:: TASK DESCRIPTION ::
Take every line from the first down to the line with "const aberturaInicial = 2.34;" and set it down exactly, without the pictures.
******************************
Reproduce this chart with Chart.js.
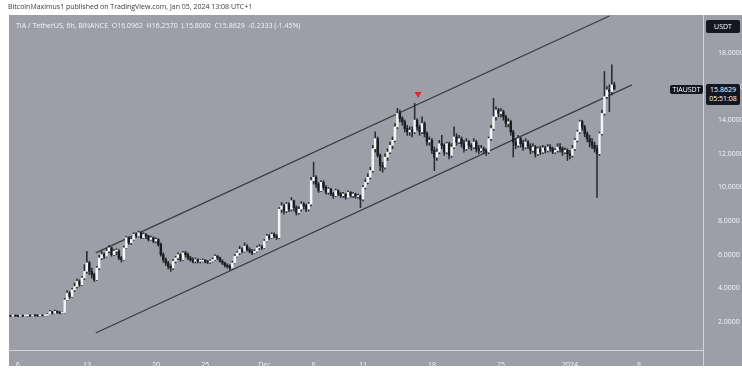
<!DOCTYPE html>
<html>
<head>
<meta charset="utf-8">
<script src="https://cdn.jsdelivr.net/npm/chart.js@4.4.1/dist/chart.umd.min.js"></script>
<style>
  body { margin: 0; background: #ffffff; }
  #wrap { position: relative; width: 742px; height: 374px; font-family: "Open Sans", "DejaVu Sans", sans-serif; }
  #grafico { position: absolute; left: 0; top: 0; }
  .txt { position: absolute; white-space: nowrap; font-size: 7px; line-height: 1; }
  #publicado { left: 8px; top: 3px; color: #3a3a3a; }
  #info { left: 16px; top: 22px; color: #f3f4f7; }
  .caixa { background: #131722; color: #ffffff; border-radius: 2px; text-align: center; }
  #moeda { left: 706px; top: 20px; width: 34px; height: 13px; line-height: 13px; }
  #simbolo { left: 670px; top: 85px; width: 33px; height: 9px; line-height: 9px; }
  #preco { left: 706px; top: 84px; width: 34px; height: 21px; line-height: 9px; padding-top: 1px; box-sizing: border-box; }
</style>
</head>
<body>
<div id="wrap">
  <canvas id="grafico" width="742" height="374"></canvas>
  <div class="txt" id="publicado">BitcoinMaximus1 published on TradingView.com, Jan 05, 2024 13:08 UTC+1</div>
  <div class="txt" id="info">TIA / TetherUS, 6h, BINANCE &nbsp;O16.0962 &nbsp;H16.2570 &nbsp;L15.8000 &nbsp;C15.8629 &nbsp;-0.2333 (-1.45%)</div>
  <div class="txt caixa" id="moeda">USDT</div>
  <div class="txt caixa" id="simbolo">TIAUSDT</div>
  <div class="txt caixa" id="preco">15.8629<br>05:51:08</div>
</div>
<script>
// Candles de 6h (dias contados a partir de 1 de dezembro)
const primeiroDia = -26;
const passo = 0.25;
const aberturaInicial = 2.34;

const fechamentos = [
    2.35, 2.33, 2.36, 2.34,   2.33, 2.35, 2.34, 2.36,   2.37, 2.35, 2.38, 2.36,   2.35, 2.37, 2.36, 2.38,
    2.45, 2.60, 2.50, 2.62,   2.55, 2.52, 2.55, 3.30,   3.70, 3.50, 3.90, 4.10,   4.40, 4.20, 4.60, 5.00,
    5.50, 5.00, 4.80, 4.50,   5.20, 5.80, 6.00, 5.90,   6.20, 6.40, 6.00, 6.20,   6.20, 5.80, 5.70, 6.40,
    7.00, 6.70, 6.90, 7.20,   7.10, 7.30, 7.00, 7.20,   7.10, 6.90, 7.00, 6.80,   6.90, 6.60, 6.00, 5.70,
    5.50, 5.30, 5.20, 5.60,   5.80, 6.00, 5.70, 6.10,   6.00, 5.80, 5.70, 5.60,   5.70, 5.60, 5.60, 5.65,
    5.60, 5.55, 5.60, 5.70,   5.90, 5.80, 5.60, 5.50,   5.35, 5.30, 5.20, 5.50,   5.90, 6.10, 6.30, 6.20,
    6.50, 6.30, 6.20, 6.10,   6.20, 6.40, 6.45, 6.40,   6.80, 7.10, 7.00, 7.20,   7.10, 7.00, 8.70, 8.90,
    8.60, 9.00, 8.70, 9.20,   8.80, 8.50, 8.70, 9.00,   8.90, 8.70, 9.00, 10.40,  10.60, 10.20, 9.80, 10.30,
    10.00, 9.70, 9.90, 9.60,  9.50, 9.80, 9.60, 9.50,   9.60, 9.40, 9.70, 9.50,   9.60, 9.45, 9.50, 9.30,
    10.00, 10.30, 10.60, 11.00, 12.30, 12.90, 11.90, 11.30, 11.20, 11.80, 12.10, 12.50, 12.80, 13.60, 14.40, 14.10,
    13.90, 13.50, 13.30, 13.40, 13.30, 14.00, 13.60, 13.30, 13.80, 13.20, 12.70, 12.80, 12.20, 11.80, 12.10, 12.60,
    12.50, 12.10, 12.60, 11.90, 12.40, 13.00, 12.70, 12.90, 12.60, 12.30, 12.70, 12.50, 12.40, 12.70, 12.30, 12.20,
    12.30, 12.20, 12.10, 12.90, 13.50, 14.20, 14.60, 14.40, 14.50, 14.20, 13.80, 13.90, 13.30, 12.70, 12.50, 12.90,
    12.60, 12.40, 12.70, 12.45, 12.20, 12.40, 12.00, 12.30, 12.10, 12.35, 12.20, 12.40, 12.30, 12.10, 12.20, 12.40,
    12.30, 12.10, 12.20, 12.00, 11.90, 12.30, 12.80, 13.30, 13.90, 13.60, 13.20, 12.90, 12.70, 12.50, 12.30, 12.00,
    13.20, 14.40, 15.40, 15.80, 15.70, 16.0962, 15.8629
];

const maximas = [
    2.38, 2.37, 2.38, 2.37,   2.36, 2.37, 2.37, 2.38,   2.40, 2.39, 2.41, 2.40,   2.38, 2.40, 2.39, 2.41,
    2.50, 2.68, 2.63, 2.70,   2.66, 2.60, 2.60, 3.40,   3.85, 3.80, 4.00, 4.30,   4.55, 4.50, 4.70, 5.40,
    6.20, 5.60, 5.20, 4.90,   5.30, 5.95, 6.20, 6.10,   6.35, 6.55, 6.45, 6.30,   6.35, 6.30, 5.90, 6.50,
    7.10, 7.05, 7.00, 7.30,   7.30, 7.40, 7.35, 7.30,   7.25, 7.15, 7.10, 7.05,   7.00, 6.95, 6.70, 6.10,
    5.80, 5.60, 5.40, 5.70,   5.90, 6.10, 6.05, 6.20,   6.20, 6.10, 5.90, 5.80,   5.80, 5.75, 5.70, 5.75,
    5.72, 5.65, 5.68, 5.80,   6.00, 5.95, 5.85, 5.70,   5.55, 5.45, 5.40, 5.60,   6.00, 6.20, 6.50, 6.40,
    6.70, 6.60, 6.40, 6.30,   6.30, 6.50, 6.60, 6.55,   6.90, 7.20, 7.20, 7.30,   7.30, 7.20, 8.80, 9.10,
    9.00, 9.10, 9.10, 9.40,   9.25, 8.90, 8.85, 9.15,   9.10, 9.00, 9.10, 10.60,  11.50, 10.70, 10.30, 10.40,
    10.40, 10.10, 10.00, 9.95, 9.70, 9.90, 9.85, 9.70,  9.70, 9.65, 9.80, 9.75,   9.70, 9.65, 9.60, 9.55,
    10.10, 10.50, 10.80, 11.20, 12.50, 13.30, 13.00, 12.00, 11.50, 12.00, 12.30, 12.70, 13.00, 13.80, 14.70, 14.60,
    14.20, 14.00, 13.70, 13.60, 13.60, 15.00, 14.10, 13.70, 14.20, 13.90, 13.30, 13.00, 12.90, 12.40, 12.30, 12.80,
    13.10, 12.60, 12.70, 12.70, 12.60, 13.60, 13.20, 13.10, 13.00, 12.80, 12.90, 12.80, 12.60, 12.90, 12.80, 12.50,
    12.50, 12.40, 12.30, 13.00, 13.70, 15.30, 14.80, 14.70, 14.70, 14.60, 14.30, 14.10, 14.00, 13.40, 12.90, 13.10,
    13.00, 12.80, 12.90, 12.80, 12.60, 12.60, 12.50, 12.40, 12.45, 12.50, 12.45, 12.55, 12.55, 12.40, 12.30, 12.60,
    12.60, 12.40, 12.35, 12.30, 12.20, 12.50, 12.90, 13.40, 14.00, 14.00, 13.70, 13.30, 13.10, 12.90, 12.70, 12.50,
    13.30, 14.60, 16.90, 16.00, 16.10, 17.30, 16.257
];

const minimas = [
    2.31, 2.30, 2.32, 2.31,   2.30, 2.31, 2.31, 2.32,   2.33, 2.32, 2.34, 2.33,   2.32, 2.33, 2.33, 2.34,
    2.36, 2.43, 2.46, 2.48,   2.50, 2.46, 2.48, 2.52,   3.25, 3.40, 3.45, 3.80,   4.00, 4.10, 4.15, 4.50,
    4.90, 4.80, 4.60, 4.40,   4.45, 5.10, 5.70, 5.75,   5.85, 6.10, 5.90, 5.95,   6.00, 5.70, 5.55, 5.65,
    6.35, 6.60, 6.60, 6.85,   7.00, 7.05, 6.95, 6.95,   6.95, 6.80, 6.85, 6.70,   6.70, 6.50, 5.90, 5.55,
    5.35, 5.15, 5.00, 5.10,   5.50, 5.70, 5.60, 5.65,   5.85, 5.70, 5.60, 5.50,   5.50, 5.50, 5.50, 5.55,
    5.50, 5.45, 5.48, 5.55,   5.65, 5.70, 5.55, 5.40,   5.25, 5.20, 5.05, 5.15,   5.45, 5.85, 6.00, 6.10,
    6.15, 6.20, 6.10, 6.00,   6.05, 6.15, 6.30, 6.30,   6.35, 6.75, 6.90, 6.95,   7.00, 6.90, 6.95, 8.50,
    8.40, 8.50, 8.55, 8.60,   8.60, 8.35, 8.40, 8.60,   8.70, 8.55, 8.60, 8.90,   10.20, 10.00, 9.70, 9.75,
    9.85, 9.60, 9.60, 9.50,   9.35, 9.45, 9.50, 9.40,   9.40, 9.30, 9.35, 9.40,   9.40, 9.35, 9.35, 8.80,
    9.20, 9.90, 10.20, 10.50, 10.90, 12.10, 11.80, 11.00, 10.90, 11.10, 11.60, 12.00, 12.30, 12.70, 13.50, 13.90,
    13.70, 13.30, 13.10, 13.10, 13.00, 13.20, 13.40, 13.10, 13.20, 13.00, 12.50, 12.50, 12.00, 11.00, 11.60, 12.00,
    12.30, 11.90, 12.00, 11.70, 11.80, 12.30, 12.50, 12.60, 12.40, 12.10, 12.20, 12.30, 12.20, 12.30, 12.10, 12.00,
    12.10, 12.00, 11.90, 12.00, 12.80, 13.40, 14.00, 14.20, 14.20, 14.00, 13.60, 13.60, 13.10, 11.80, 12.30, 12.40,
    12.40, 12.20, 12.30, 12.30, 12.00, 12.10, 11.80, 11.90, 11.95, 12.00, 12.05, 12.10, 12.15, 12.00, 12.00, 12.10,
    12.10, 11.90, 12.00, 11.60, 11.70, 11.80, 12.20, 12.70, 13.20, 13.40, 13.00, 12.70, 12.40, 12.30, 12.10, 9.40,
    11.90, 13.10, 14.30, 15.30, 14.50, 15.50, 15.80
];

// Linhas do canal (dia, preço)
const canalSuperior = [{ x: -17.1, y: 6.10 }, { x: 35.0, y: 20.2 }];
const canalInferior = [{ x: -17.1, y: 1.33 }, { x: 37.3, y: 16.1 }];
const marcaTopo = [{ x: 15.6, y: 15.56 }];

// Eixos
const diasTicks = [-25, -18, -11, -6, 0, 5, 10, 17, 24, 31, 38];
const rotulosTicks = ['6', '13', '20', '25', 'Dec', '6', '11', '18', '25', '2024', '8'];
const precosTicks = [2, 4, 6, 8, 10, 12, 14, 16, 18];

// Montar dados das velas
const corpos = [];
const pavios = [];
const coresCorpo = [];
fechamentos.forEach((c, i) => {
    const o = i === 0 ? aberturaInicial : fechamentos[i - 1];
    const dia = primeiroDia + i * passo;
    corpos.push({ x: dia, y: [o, c] });
    pavios.push({ x: dia, y: [minimas[i], maximas[i]] });
    coresCorpo.push(c >= o ? '#f4f5f7' : '#1b1c20');
});

const fundo = {
    id: 'fundo',
    beforeDraw(chart) {
        const ctx = chart.ctx;
        ctx.save();
        ctx.fillStyle = '#9d9fa8';
        ctx.fillRect(9, 15, 733, 351);
        ctx.restore();
    },
    afterDraw(chart) {
        const ctx = chart.ctx;
        const a = chart.chartArea;
        ctx.save();
        ctx.strokeStyle = '#d4d6dc';
        ctx.lineWidth = 1;
        ctx.beginPath();
        ctx.moveTo(a.right + 0.5, 15);
        ctx.lineTo(a.right + 0.5, 366);
        ctx.moveTo(9, a.bottom + 0.5);
        ctx.lineTo(a.right, a.bottom + 0.5);
        ctx.stroke();
        ctx.restore();
    }
};

const ctx = document.getElementById('grafico').getContext('2d');
const grafico = new Chart(ctx, {
    type: 'bar',
    data: {
        datasets: [
            {
                label: 'Corpo',
                data: corpos,
                backgroundColor: coresCorpo,
                barThickness: 1.8,
                minBarLength: 1,
                grouped: false
            },
            {
                label: 'Pavio',
                data: pavios,
                backgroundColor: '#2a2b30',
                barThickness: 0.9,
                grouped: false
            },
            {
                type: 'line',
                label: 'Canal superior',
                data: canalSuperior,
                borderColor: '#3b3c42',
                borderWidth: 1.3,
                pointRadius: 0
            },
            {
                type: 'line',
                label: 'Canal inferior',
                data: canalInferior,
                borderColor: '#3b3c42',
                borderWidth: 1.3,
                pointRadius: 0
            },
            {
                type: 'line',
                label: 'Topo',
                data: marcaTopo,
                showLine: false,
                pointStyle: 'triangle',
                rotation: 180,
                pointRadius: 4,
                backgroundColor: '#e8232a',
                borderColor: '#e8232a',
                borderWidth: 0
            }
        ]
    },
    options: {
        responsive: false,
        animation: false,
        layout: { padding: { left: 9, top: 15, right: 0, bottom: 8 } },
        plugins: {
            legend: { display: false },
            tooltip: { enabled: false }
        },
        scales: {
            x: {
                type: 'linear',
                offset: false,
                min: -25.9,
                max: 44.5,
                grid: { display: false },
                border: { display: false },
                afterBuildTicks: axis => { axis.ticks = diasTicks.map(v => ({ value: v })); },
                afterFit: axis => { axis.height = 16; },
                ticks: {
                    autoSkip: false,
                    maxRotation: 0,
                    padding: 3,
                    color: '#f3f4f7',
                    font: { size: 7, family: 'Open Sans' },
                    callback: (v, i) => rotulosTicks[i]
                }
            },
            y: {
                position: 'right',
                min: 0.32,
                max: 20.26,
                grid: { display: false },
                border: { display: false },
                afterBuildTicks: axis => { axis.ticks = precosTicks.map(v => ({ value: v })); },
                afterFit: axis => { axis.width = 39; },
                ticks: {
                    padding: 7,
                    color: '#f3f4f7',
                    font: { size: 7, family: 'Open Sans' },
                    callback: v => v.toFixed(4)
                }
            }
        }
    },
    plugins: [fundo]
});
</script>
</body>
</html>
******************************
:: RESULT OF THE EXERCISE ::
Reproduce this chart with Chart.js.
<!DOCTYPE html>
<html>
<head>
<meta charset="utf-8">
<script src="https://cdn.jsdelivr.net/npm/chart.js@4.4.1/dist/chart.umd.min.js"></script>
<style>
  body { margin: 0; background: #ffffff; }
  #wrap { position: relative; width: 742px; height: 374px; font-family: "Open Sans", "DejaVu Sans", sans-serif; }
  #grafico { position: absolute; left: 0; top: 0; }
  .txt { position: absolute; white-space: nowrap; font-size: 7px; line-height: 1; }
  #publicado { left: 8px; top: 3px; color: #3a3a3a; }
  #info { left: 16px; top: 22px; color: #f3f4f7; }
  .caixa { background: #131722; color: #ffffff; border-radius: 2px; text-align: center; }
  #moeda { left: 706px; top: 20px; width: 34px; height: 13px; line-height: 13px; }
  #simbolo { left: 670px; top: 85px; width: 33px; height: 9px; line-height: 9px; }
  #preco { left: 706px; top: 84px; width: 34px; height: 21px; line-height: 9px; padding-top: 1px; box-sizing: border-box; }
</style>
</head>
<body>
<div id="wrap">
  <canvas id="grafico" width="742" height="374"></canvas>
  <div class="txt" id="publicado">BitcoinMaximus1 published on TradingView.com, Jan 05, 2024 13:08 UTC+1</div>
  <div class="txt" id="info">TIA / TetherUS, 6h, BINANCE &nbsp;O16.0962 &nbsp;H16.2570 &nbsp;L15.8000 &nbsp;C15.8629 &nbsp;-0.2333 (-1.45%)</div>
  <div class="txt caixa" id="moeda">USDT</div>
  <div class="txt caixa" id="simbolo">TIAUSDT</div>
  <div class="txt caixa" id="preco">15.8629<br>05:51:08</div>
</div>
<script>
// Candles de 6h (dias contados a partir de 1 de dezembro)
const primeiroDia = -26;
const passo = 0.25;
const aberturaInicial = 2.34;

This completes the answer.